TASK INSTRUCTIONS: Find the lines that contain the word "Emit" and copy each one.

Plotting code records
##############################
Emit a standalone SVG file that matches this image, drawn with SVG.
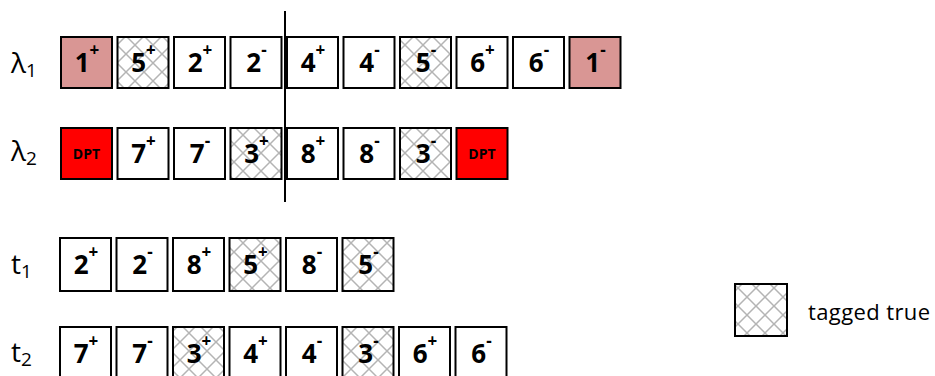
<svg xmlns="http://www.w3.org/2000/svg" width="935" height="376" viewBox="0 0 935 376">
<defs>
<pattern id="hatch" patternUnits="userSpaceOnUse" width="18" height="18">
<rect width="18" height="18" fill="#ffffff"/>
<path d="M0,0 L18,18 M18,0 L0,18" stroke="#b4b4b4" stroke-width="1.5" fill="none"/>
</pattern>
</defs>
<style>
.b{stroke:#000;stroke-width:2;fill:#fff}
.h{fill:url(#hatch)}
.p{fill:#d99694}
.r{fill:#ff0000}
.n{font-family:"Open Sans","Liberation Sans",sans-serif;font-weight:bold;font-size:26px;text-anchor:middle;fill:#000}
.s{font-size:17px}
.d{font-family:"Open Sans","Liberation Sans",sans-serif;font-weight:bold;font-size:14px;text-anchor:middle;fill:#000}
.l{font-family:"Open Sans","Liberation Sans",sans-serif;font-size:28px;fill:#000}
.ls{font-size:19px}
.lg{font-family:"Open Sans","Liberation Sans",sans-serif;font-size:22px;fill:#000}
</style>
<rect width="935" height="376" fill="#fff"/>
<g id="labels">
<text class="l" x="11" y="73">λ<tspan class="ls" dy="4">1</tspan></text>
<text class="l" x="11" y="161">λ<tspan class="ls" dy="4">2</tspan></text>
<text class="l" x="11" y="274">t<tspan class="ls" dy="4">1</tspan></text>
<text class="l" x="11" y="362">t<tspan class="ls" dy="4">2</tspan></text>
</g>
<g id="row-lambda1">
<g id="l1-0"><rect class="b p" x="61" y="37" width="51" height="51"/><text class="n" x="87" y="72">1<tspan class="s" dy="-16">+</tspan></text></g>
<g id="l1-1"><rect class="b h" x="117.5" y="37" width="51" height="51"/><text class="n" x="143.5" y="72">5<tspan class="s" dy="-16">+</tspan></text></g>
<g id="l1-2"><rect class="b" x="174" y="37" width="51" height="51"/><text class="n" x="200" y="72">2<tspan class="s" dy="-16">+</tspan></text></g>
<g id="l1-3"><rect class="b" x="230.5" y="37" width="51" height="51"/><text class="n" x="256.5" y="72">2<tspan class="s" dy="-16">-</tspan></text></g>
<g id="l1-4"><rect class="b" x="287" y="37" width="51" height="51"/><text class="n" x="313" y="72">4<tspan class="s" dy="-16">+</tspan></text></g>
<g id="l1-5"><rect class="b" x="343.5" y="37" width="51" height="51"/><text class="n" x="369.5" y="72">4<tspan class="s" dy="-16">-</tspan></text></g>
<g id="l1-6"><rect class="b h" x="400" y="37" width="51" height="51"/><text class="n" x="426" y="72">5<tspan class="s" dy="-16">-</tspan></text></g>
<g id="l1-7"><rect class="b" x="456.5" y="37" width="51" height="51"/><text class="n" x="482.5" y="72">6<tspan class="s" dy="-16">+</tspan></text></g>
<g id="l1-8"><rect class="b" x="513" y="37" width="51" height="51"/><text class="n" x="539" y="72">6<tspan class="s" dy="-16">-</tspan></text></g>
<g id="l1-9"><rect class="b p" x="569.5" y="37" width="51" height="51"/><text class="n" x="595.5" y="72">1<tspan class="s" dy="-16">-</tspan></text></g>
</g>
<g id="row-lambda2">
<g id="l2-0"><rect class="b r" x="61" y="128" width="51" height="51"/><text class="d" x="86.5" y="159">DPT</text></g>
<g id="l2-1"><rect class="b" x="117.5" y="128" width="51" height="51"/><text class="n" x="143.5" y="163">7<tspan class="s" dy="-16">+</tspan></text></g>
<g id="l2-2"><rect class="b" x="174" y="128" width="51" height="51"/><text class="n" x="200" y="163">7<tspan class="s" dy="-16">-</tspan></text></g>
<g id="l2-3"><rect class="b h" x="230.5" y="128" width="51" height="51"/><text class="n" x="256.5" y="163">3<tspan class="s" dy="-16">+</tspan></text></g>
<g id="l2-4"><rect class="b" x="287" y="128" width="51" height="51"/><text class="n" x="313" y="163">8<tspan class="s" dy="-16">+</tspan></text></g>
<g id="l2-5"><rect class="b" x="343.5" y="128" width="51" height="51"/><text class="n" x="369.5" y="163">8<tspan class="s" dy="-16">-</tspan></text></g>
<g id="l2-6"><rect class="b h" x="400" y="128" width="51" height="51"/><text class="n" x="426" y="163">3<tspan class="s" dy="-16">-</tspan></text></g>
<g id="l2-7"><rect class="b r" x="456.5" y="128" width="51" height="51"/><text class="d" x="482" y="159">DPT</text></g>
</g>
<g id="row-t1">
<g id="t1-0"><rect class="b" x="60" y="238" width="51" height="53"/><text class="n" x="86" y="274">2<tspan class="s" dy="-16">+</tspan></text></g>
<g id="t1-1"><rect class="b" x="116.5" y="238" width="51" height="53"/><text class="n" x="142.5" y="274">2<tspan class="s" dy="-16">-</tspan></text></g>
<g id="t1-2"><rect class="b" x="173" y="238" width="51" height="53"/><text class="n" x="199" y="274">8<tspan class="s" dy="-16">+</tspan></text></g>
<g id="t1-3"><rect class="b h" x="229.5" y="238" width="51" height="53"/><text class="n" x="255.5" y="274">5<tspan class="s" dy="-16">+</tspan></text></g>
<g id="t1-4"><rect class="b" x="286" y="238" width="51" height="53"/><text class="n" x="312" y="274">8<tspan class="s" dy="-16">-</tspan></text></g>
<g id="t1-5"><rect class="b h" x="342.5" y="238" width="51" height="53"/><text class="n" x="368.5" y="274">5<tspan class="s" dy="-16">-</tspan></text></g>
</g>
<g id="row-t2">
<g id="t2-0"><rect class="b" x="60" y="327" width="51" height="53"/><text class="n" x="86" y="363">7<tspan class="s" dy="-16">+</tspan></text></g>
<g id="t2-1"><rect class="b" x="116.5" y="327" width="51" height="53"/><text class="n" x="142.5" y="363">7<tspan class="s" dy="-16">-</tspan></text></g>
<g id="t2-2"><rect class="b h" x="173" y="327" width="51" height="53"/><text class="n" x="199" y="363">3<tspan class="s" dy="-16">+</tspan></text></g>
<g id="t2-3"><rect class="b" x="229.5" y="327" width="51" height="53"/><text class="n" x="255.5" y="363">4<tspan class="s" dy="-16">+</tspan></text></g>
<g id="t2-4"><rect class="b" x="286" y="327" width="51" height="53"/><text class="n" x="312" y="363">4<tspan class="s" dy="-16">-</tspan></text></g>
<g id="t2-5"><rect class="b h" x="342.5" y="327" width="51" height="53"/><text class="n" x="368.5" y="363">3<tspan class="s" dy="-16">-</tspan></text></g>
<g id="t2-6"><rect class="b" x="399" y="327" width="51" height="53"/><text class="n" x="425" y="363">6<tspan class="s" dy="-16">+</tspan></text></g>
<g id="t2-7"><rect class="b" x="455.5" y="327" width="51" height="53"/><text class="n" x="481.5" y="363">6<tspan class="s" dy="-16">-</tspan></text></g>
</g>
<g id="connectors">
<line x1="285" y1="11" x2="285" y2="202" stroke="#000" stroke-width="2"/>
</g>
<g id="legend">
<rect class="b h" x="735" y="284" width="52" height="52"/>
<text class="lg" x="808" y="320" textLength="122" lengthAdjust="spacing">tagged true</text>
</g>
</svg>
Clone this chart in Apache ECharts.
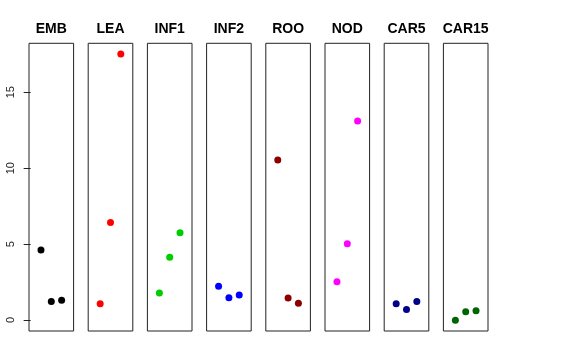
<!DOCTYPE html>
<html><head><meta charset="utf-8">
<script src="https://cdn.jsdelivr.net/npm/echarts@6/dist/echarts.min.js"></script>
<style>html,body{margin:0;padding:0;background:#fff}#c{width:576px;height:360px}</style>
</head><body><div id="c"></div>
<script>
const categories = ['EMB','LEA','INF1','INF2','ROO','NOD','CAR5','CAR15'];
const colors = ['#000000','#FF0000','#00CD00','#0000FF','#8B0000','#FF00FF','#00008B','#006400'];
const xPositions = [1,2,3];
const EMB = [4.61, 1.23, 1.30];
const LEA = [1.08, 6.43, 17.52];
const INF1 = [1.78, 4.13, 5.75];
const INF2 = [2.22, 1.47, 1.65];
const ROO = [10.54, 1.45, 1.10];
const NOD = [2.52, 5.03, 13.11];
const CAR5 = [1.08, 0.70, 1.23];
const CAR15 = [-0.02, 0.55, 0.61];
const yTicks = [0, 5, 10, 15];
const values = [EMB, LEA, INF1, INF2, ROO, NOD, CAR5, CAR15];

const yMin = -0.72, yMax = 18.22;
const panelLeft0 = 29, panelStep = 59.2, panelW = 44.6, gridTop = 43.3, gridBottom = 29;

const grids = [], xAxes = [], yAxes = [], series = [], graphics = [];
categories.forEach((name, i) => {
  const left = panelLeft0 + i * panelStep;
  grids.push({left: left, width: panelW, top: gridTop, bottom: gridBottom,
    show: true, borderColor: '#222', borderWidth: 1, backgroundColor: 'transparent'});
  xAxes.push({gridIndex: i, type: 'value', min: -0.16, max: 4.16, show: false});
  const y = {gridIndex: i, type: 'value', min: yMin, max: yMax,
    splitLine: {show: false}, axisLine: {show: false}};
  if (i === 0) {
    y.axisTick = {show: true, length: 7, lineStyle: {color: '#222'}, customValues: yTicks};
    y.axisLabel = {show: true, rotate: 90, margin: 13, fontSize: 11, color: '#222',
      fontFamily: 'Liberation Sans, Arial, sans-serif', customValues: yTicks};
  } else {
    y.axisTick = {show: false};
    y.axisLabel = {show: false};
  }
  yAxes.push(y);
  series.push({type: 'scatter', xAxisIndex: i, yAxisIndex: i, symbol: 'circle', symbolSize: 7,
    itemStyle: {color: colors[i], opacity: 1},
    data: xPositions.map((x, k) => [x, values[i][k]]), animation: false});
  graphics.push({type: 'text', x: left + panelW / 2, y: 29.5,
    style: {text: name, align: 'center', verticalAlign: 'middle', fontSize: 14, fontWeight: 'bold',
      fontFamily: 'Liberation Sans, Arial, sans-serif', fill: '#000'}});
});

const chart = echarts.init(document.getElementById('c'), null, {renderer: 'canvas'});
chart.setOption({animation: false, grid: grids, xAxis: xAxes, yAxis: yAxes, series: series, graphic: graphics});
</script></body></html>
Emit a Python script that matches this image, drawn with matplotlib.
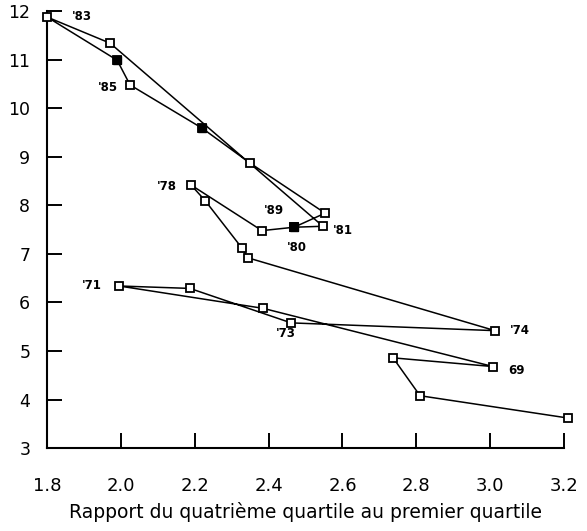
##############################
WRITTEN RESPONSE:
Emit a standalone SVG file that matches this image, drawn with SVG.
Emit a Python script that matches this image, drawn with matplotlib.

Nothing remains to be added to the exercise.